The Oscar-winning actor noted that in addition to Venezuela’s financial help, his organization has also received support from the U.S. military.
Penn called that ironic, adding: “We hope that this kind of collaboration can be an example for future approaches to many other issues” – in spite of limited U.S.-Venezuelan diplomatic contacts.
The U.S. and Venezuela have been without ambassadors since December, when Chavez formally rejected the White House’s nominee for envoy in a diplomatic dispute. The U.S. government revoked the visa of Venezuelan Ambassador Bernardo Alvarez in response.
Saudis firm on ban on demonstrations
Riyadh, Saudi Arabia – Saudi Arabia warned its few but increasingly emboldened political activists Saturday that it would enforce the law banning public demonstrations, providing fresh evidence of the government’s growing nervousness over political unrest among its neighbors and calls for change at home.

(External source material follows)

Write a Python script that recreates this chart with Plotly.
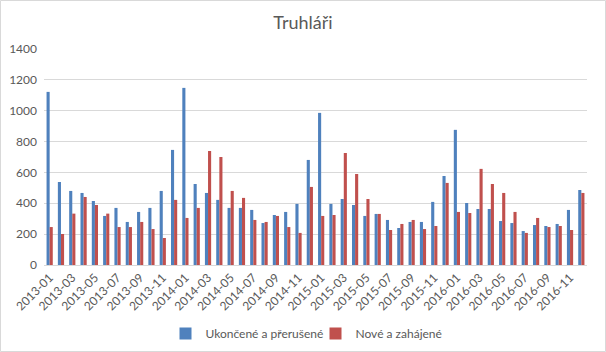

Saudi Arabia has remained relatively calm as political upheaval has swept the Middle East and North Africa over the last two months. But discontent is lapping at its borders, most notably in Bahrain and Yemen, stoking concerns that widespread calls for change could occur in the kingdom, a key U.S. ally in the region.
The threat to enforce the demonstration ban comes after members of the country’s Shiite Muslim minority staged small protests Friday in the east, calling largely for the release of political prisoners, according to news reports. The east is where much of the kingdom’s oil wealth is located.
Certified president invited to meeting
Abidjan, Ivory Coast – Ivory Coast’s internationally recognized leader Alassane Ouattara said Saturday he will attend a meeting of African Union leaders in Ethiopia this week, in the latest bid to find a resolution to his country’s escalating crisis.
The trip will mark the first time Ouattara will leave a hotel, where he has been under 24-hour U.N. protection since being declared winner of the Nov. 28 election. Results certified by the U.N. indicate Ouattara won by a landslide. But his rival, sitting President Laurent Gbagbo, is refusing to leave office.
A delegation of African leaders was supposed to come to Abidjan on Saturday but canceled abruptly overnight, instead sending a messenger, Jean Ping, the chairman of the AU commission. Ping invited Ouattara to the meeting on Thursday in Ethiopia’s capital.
“Of course I accepted this invitation, and all measures will be taken so that I may go,” Ouattara told reporters.
For him to do so, a U.N. helicopter will be sent to pick him up on the Golf Hotel’s back lawn.